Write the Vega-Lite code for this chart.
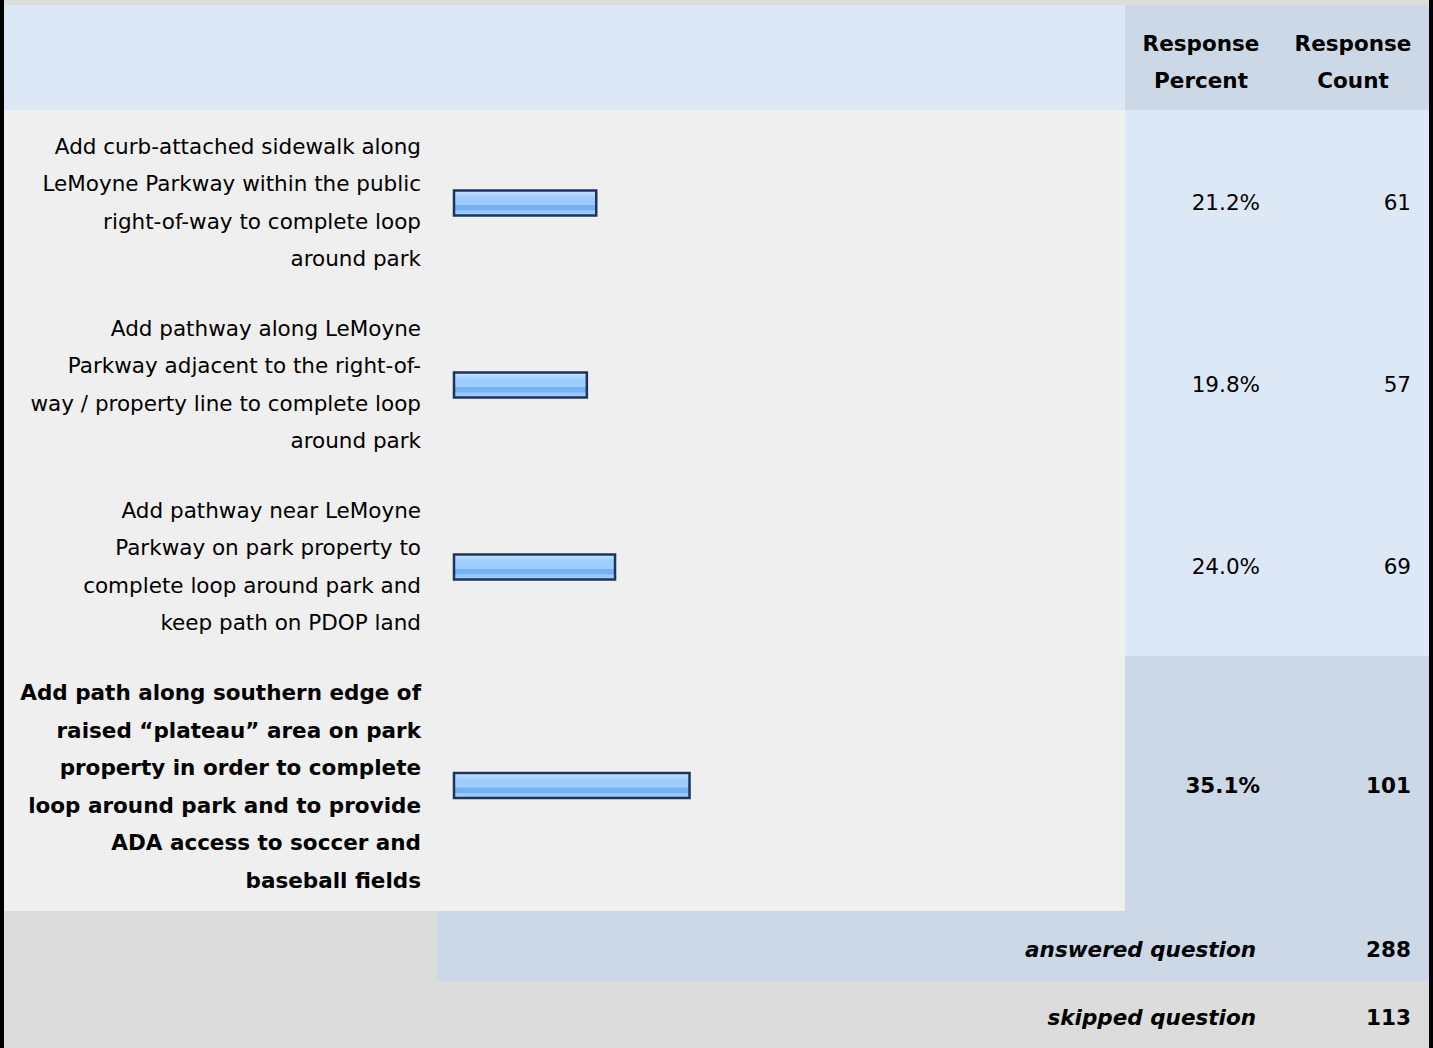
____
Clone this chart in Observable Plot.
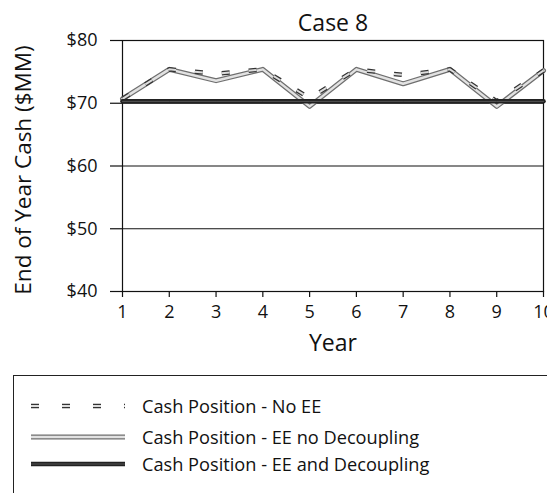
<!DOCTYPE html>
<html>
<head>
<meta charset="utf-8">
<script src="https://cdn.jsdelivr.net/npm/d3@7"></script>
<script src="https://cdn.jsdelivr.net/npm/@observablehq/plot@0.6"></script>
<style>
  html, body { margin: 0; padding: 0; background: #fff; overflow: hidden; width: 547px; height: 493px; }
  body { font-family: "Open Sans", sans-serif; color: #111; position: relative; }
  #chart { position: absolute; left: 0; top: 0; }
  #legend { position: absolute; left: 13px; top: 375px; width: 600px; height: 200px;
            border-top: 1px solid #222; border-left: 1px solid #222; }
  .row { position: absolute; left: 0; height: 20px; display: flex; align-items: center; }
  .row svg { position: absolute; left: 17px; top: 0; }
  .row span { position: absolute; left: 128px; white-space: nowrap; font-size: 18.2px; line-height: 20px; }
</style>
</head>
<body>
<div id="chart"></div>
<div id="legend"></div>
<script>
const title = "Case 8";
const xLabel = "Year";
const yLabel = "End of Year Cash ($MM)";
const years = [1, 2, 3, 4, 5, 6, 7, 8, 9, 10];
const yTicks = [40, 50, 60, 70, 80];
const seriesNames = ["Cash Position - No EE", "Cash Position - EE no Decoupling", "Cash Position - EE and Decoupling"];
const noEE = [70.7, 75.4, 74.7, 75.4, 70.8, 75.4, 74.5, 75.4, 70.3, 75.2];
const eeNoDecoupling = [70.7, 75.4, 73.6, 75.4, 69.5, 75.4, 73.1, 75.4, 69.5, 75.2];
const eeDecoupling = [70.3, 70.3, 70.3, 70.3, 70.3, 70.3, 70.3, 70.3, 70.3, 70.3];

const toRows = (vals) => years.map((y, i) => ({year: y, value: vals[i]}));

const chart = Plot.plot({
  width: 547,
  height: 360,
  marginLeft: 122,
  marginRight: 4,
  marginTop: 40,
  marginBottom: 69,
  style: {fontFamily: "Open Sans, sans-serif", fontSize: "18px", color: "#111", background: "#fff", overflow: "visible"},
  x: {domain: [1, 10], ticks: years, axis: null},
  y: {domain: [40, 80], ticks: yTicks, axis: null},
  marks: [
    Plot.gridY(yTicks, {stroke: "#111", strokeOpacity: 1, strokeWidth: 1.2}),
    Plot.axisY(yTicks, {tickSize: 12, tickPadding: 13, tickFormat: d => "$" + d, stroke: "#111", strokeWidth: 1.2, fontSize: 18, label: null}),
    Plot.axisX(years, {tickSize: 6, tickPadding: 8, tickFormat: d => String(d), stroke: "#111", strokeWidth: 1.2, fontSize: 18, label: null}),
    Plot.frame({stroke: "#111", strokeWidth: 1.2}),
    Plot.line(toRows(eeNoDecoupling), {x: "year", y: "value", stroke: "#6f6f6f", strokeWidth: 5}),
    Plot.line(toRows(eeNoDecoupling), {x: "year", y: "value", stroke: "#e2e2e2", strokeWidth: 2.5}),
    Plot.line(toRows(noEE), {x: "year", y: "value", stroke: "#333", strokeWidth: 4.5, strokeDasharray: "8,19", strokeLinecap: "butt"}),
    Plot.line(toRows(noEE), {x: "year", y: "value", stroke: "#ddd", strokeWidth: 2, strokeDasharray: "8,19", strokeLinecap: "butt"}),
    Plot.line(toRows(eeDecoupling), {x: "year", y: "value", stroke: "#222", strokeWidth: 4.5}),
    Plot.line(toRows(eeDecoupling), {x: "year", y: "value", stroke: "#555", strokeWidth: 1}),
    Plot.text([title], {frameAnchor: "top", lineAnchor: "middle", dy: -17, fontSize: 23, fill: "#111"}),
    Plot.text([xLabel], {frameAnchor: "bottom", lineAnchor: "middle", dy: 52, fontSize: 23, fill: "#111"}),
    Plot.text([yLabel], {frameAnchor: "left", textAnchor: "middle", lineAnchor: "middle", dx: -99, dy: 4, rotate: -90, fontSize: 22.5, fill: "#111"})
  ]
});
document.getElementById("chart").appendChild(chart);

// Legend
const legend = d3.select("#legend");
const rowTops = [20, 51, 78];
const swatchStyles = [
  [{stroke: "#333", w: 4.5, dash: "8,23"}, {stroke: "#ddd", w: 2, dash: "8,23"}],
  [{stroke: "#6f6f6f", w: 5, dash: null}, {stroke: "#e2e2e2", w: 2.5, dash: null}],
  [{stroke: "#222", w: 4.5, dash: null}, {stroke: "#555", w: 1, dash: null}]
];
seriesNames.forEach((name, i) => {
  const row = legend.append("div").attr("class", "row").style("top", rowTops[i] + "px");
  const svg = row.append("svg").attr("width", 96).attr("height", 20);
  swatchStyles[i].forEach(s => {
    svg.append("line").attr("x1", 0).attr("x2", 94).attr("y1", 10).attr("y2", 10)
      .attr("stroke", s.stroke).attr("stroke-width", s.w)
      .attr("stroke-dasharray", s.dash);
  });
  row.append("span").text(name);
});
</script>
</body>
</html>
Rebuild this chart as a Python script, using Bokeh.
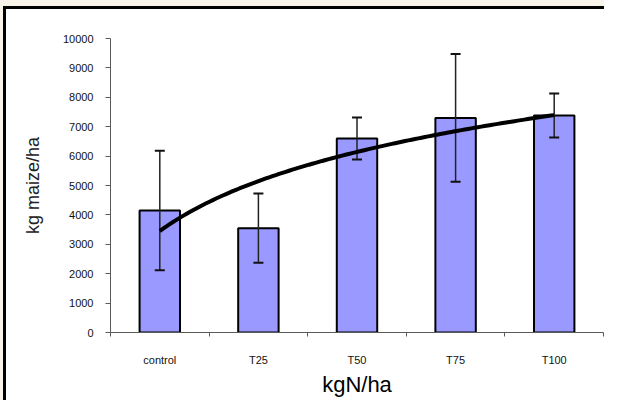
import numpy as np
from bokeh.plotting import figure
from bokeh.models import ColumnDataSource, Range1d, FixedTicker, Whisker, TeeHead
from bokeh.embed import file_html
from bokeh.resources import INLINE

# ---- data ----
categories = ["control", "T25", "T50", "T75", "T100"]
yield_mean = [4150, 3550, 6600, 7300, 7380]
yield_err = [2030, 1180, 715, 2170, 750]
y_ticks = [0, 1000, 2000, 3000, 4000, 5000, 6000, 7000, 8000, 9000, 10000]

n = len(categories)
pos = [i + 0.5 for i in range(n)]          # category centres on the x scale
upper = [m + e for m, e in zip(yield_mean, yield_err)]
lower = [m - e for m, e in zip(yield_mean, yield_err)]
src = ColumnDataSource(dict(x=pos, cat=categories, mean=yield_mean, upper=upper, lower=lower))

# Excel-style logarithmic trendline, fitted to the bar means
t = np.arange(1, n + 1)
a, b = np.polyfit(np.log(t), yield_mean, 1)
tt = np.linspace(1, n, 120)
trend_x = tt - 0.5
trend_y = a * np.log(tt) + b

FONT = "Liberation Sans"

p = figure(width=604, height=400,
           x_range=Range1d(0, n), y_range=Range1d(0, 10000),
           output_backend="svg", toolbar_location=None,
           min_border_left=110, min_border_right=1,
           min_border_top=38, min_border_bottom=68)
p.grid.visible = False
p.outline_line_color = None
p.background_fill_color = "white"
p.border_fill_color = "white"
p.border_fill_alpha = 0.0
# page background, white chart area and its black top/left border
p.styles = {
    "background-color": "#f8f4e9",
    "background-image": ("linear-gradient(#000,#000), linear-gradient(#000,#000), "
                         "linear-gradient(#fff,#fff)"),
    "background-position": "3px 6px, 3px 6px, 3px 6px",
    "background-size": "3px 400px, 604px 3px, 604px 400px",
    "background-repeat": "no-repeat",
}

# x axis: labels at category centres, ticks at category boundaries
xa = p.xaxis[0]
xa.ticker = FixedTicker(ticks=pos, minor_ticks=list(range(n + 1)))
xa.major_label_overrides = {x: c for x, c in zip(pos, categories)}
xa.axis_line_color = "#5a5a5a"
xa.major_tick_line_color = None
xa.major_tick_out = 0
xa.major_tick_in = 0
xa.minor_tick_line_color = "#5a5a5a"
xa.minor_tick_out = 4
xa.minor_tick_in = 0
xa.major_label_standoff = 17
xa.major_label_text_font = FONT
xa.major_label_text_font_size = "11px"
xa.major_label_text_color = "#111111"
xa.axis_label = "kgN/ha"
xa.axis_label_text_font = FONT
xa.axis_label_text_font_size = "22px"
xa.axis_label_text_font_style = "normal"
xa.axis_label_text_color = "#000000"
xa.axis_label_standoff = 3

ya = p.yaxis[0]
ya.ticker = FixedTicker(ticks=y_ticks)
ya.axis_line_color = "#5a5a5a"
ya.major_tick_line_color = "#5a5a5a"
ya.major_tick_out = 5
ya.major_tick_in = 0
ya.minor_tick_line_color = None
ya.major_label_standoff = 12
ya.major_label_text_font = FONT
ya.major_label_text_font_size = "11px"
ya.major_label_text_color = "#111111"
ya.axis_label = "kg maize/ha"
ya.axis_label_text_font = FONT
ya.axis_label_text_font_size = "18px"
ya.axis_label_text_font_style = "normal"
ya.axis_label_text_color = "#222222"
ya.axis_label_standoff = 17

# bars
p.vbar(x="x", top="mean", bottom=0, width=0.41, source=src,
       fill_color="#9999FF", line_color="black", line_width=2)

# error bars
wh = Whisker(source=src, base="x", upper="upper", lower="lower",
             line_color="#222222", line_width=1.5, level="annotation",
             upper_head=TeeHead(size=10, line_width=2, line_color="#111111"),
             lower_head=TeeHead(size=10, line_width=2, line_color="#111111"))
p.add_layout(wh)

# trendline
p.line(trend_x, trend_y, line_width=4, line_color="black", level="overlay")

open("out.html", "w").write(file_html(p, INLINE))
____
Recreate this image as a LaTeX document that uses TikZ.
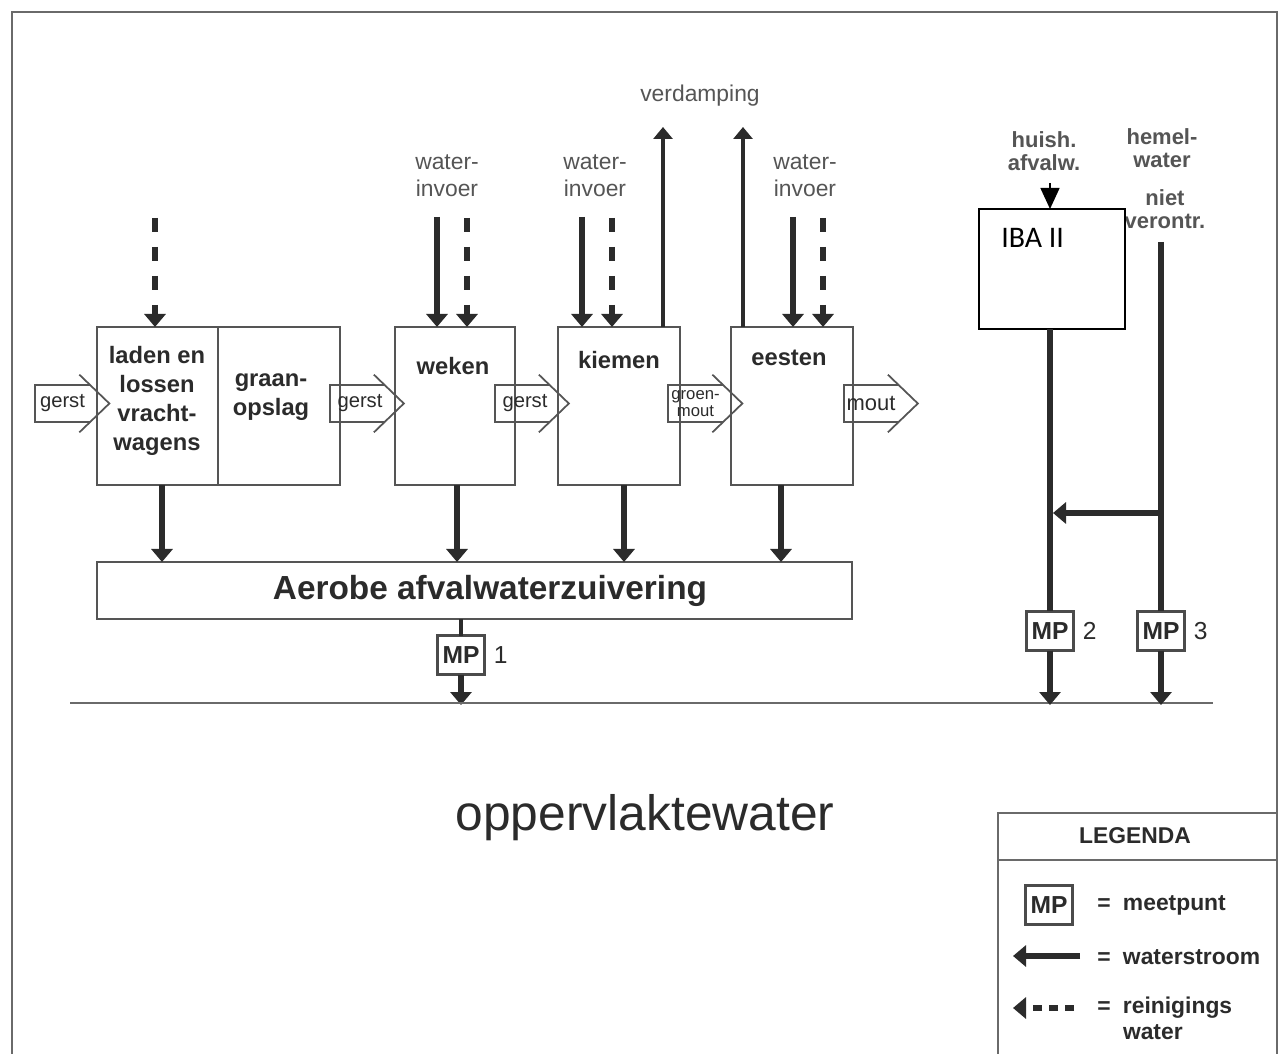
____
• **Stated task**:
Copy only what runs above from the line containing "Clone this chart in Observable Plot." through the line containing "const toRows = (vals)", exactly. Leave out the pictures.

• **Answer**:
Clone this chart in Observable Plot.
<!DOCTYPE html>
<html>
<head>
<meta charset="utf-8">
<script src="https://cdn.jsdelivr.net/npm/d3@7"></script>
<script src="https://cdn.jsdelivr.net/npm/@observablehq/plot@0.6"></script>
<style>
  html, body { margin: 0; padding: 0; background: #fff; overflow: hidden; width: 547px; height: 493px; }
  body { font-family: "Open Sans", sans-serif; color: #111; position: relative; }
  #chart { position: absolute; left: 0; top: 0; }
  #legend { position: absolute; left: 13px; top: 375px; width: 600px; height: 200px;
            border-top: 1px solid #222; border-left: 1px solid #222; }
  .row { position: absolute; left: 0; height: 20px; display: flex; align-items: center; }
  .row svg { position: absolute; left: 17px; top: 0; }
  .row span { position: absolute; left: 128px; white-space: nowrap; font-size: 18.2px; line-height: 20px; }
</style>
</head>
<body>
<div id="chart"></div>
<div id="legend"></div>
<script>
const title = "Case 8";
const xLabel = "Year";
const yLabel = "End of Year Cash ($MM)";
const years = [1, 2, 3, 4, 5, 6, 7, 8, 9, 10];
const yTicks = [40, 50, 60, 70, 80];
const seriesNames = ["Cash Position - No EE", "Cash Position - EE no Decoupling", "Cash Position - EE and Decoupling"];
const noEE = [70.7, 75.4, 74.7, 75.4, 70.8, 75.4, 74.5, 75.4, 70.3, 75.2];
const eeNoDecoupling = [70.7, 75.4, 73.6, 75.4, 69.5, 75.4, 73.1, 75.4, 69.5, 75.2];
const eeDecoupling = [70.3, 70.3, 70.3, 70.3, 70.3, 70.3, 70.3, 70.3, 70.3, 70.3];

const toRows = (vals) => years.map((y, i) => ({year: y, value: vals[i]}));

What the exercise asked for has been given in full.